La manifestation a consolidé son ancrage régional - 40 % du public vient de Franche-Comté - et même national. Le président du conseil général du Territoire de Belfort, Yves Ackermann (PS), s'est félicité que cette cuvée n'ait pas mis en valeur "de grands groupes qui aspirent les spectateurs mais répartisse le public par scènes". Les programmateurs ont retenu la leçon des cachets budgétivores qui ont mis en péril l'économie du festival à la fin des années 1990. L'un d'eux n'a d'ailleurs pas caché sa déception devant la médiocrité de la prestation offerte par Marilyn Manson, principale tête d'affiche de l'édition 2007.
Ce flop ne risque pas de relancer la course au gigantisme. L'avenir des Eurockéennes passe plutôt par une attention suivie aux talents émergents des musiques actuelles, symbolisée cette année par l'ouverture d'une cinquième scène, le Sound System. Le jeu en vaut la chandelle, sans garantie immédiate de résultats : des musiciens habitués à jouer dans de petites salles sont conviés à se produire sur des scènes parfois surdimensionnées.
Les Eurockéennes ont ainsi pris acte du dynamisme de l'école suédoise (pays anglophone favorisé par une forte culture pop), avec pas moins de trois représentants cette année. Dimanche, on attendait beaucoup de Lonely, Dear, sur la foi d'un premier album empli de jolies harmonies vocales à la Beach Boys et de mélodies enchanteresses façon Belle & Sebastian.

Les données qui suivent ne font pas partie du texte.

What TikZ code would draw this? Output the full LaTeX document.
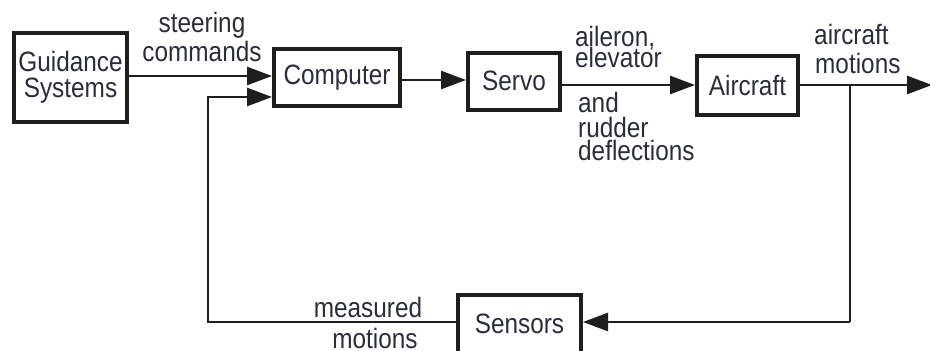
\documentclass[tikz,border=0pt]{standalone}
\usepackage{fontspec}
\setmainfont{Liberation Sans}[FakeStretch=0.87]
\usetikzlibrary{arrows.meta}
\definecolor{ink}{HTML}{1E1E1E}
\definecolor{txt}{HTML}{2B2E36}
\tikzset{
  blk/.style={draw=ink, line width=4pt, fill=white, inner sep=0pt,
    font=\fontsize{28}{26}\selectfont, text=txt, align=center},
  lbl/.style={font=\fontsize{28}{26}\selectfont, text=txt, inner sep=0pt},
  flow/.style={draw=ink, line width=2.6pt,
    -{Triangle[length=25pt,width=18pt]}},
  wire/.style={draw=ink, line width=2.6pt},
}
\begin{document}
\begin{tikzpicture}[x=1pt,y=-1pt]
\useasboundingbox (0,0) rectangle (930,351);
\clip (0,0) rectangle (930,351);

% blocks
\node[blk, minimum width=113pt, minimum height=89pt] (guid) at (70.5,77.5) {Guidance\\Systems};
\node[blk, minimum width=126pt, minimum height=57pt] (comp) at (337,77.5) {Computer};
\node[blk, minimum width=92pt,  minimum height=57pt] (servo) at (514,81.3) {Servo};
\node[blk, minimum width=101pt, minimum height=59pt] (plane) at (747.5,85.5) {Aircraft};
\node[blk, minimum width=123pt, minimum height=58pt] (sens) at (519.5,324) {Sensors};

% junction points
\coordinate (inA) at (comp.west |- 0,76);
\coordinate (inB) at (comp.west |- 0,97);
\coordinate (fbL) at (208,322);
\coordinate (fbT) at (208,97);
\coordinate (tap) at (850,85);
\coordinate (tapB) at (850,322);
\coordinate (out) at (932,85);

% forward path
\draw[flow] (guid.east |- inA) -- (inA);
\draw[flow] (comp.east |- 0,80) -- (servo.west |- 0,80);
\draw[flow] (servo.east |- 0,85) -- (plane.west |- 0,85);
\draw[flow] (plane.east |- tap) -- (out);

% feedback path
\draw[wire] (tap) -- (tapB);
\draw[flow] (tapB) -- (sens.east |- tapB);
\draw[wire] (sens.west |- fbL) -- (fbL) -- (fbT) -- ([xshift=-25pt]inB);
\draw[flow] (fbT) -- (inB);

% signal labels
\node[lbl, anchor=base] (st1) at (202,32) {steering};
\node[lbl, anchor=base] (st2) at (202,61) {commands};
\node[lbl, anchor=base west] (ai1) at (575,46) {aileron,};
\node[lbl, anchor=base west] (ai2) at (575,67) {elevator};
\node[lbl, anchor=base west] (ru1) at (578,112) {and};
\node[lbl, anchor=base west] (ru2) at (578,137) {rudder};
\node[lbl, anchor=base west] (ru3) at (578,160) {deflections};
\node[lbl, anchor=base west] (am1) at (814,44) {aircraft};
\node[lbl, anchor=base west] (am2) at (815,73) {motions};
\node[lbl, anchor=base] (mm1) at (368,317) {measured};
\node[lbl, anchor=base] (mm2) at (375,348) {motions};
\end{tikzpicture}
\end{document}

Sous les projecteurs, le groupe, dépourvu de charisme, s'en tient à une pop gentillette et proprette. L'envers, en somme, de The Hives. Ce quintette a un sens aigu de la garde-robe (costumes noirs, bretelles et Repetto blanches) et du spectacle. Le répertoire, hélas, n'est qu'un ersatz de celui des Stooges, le groupe d'Iggy Pop.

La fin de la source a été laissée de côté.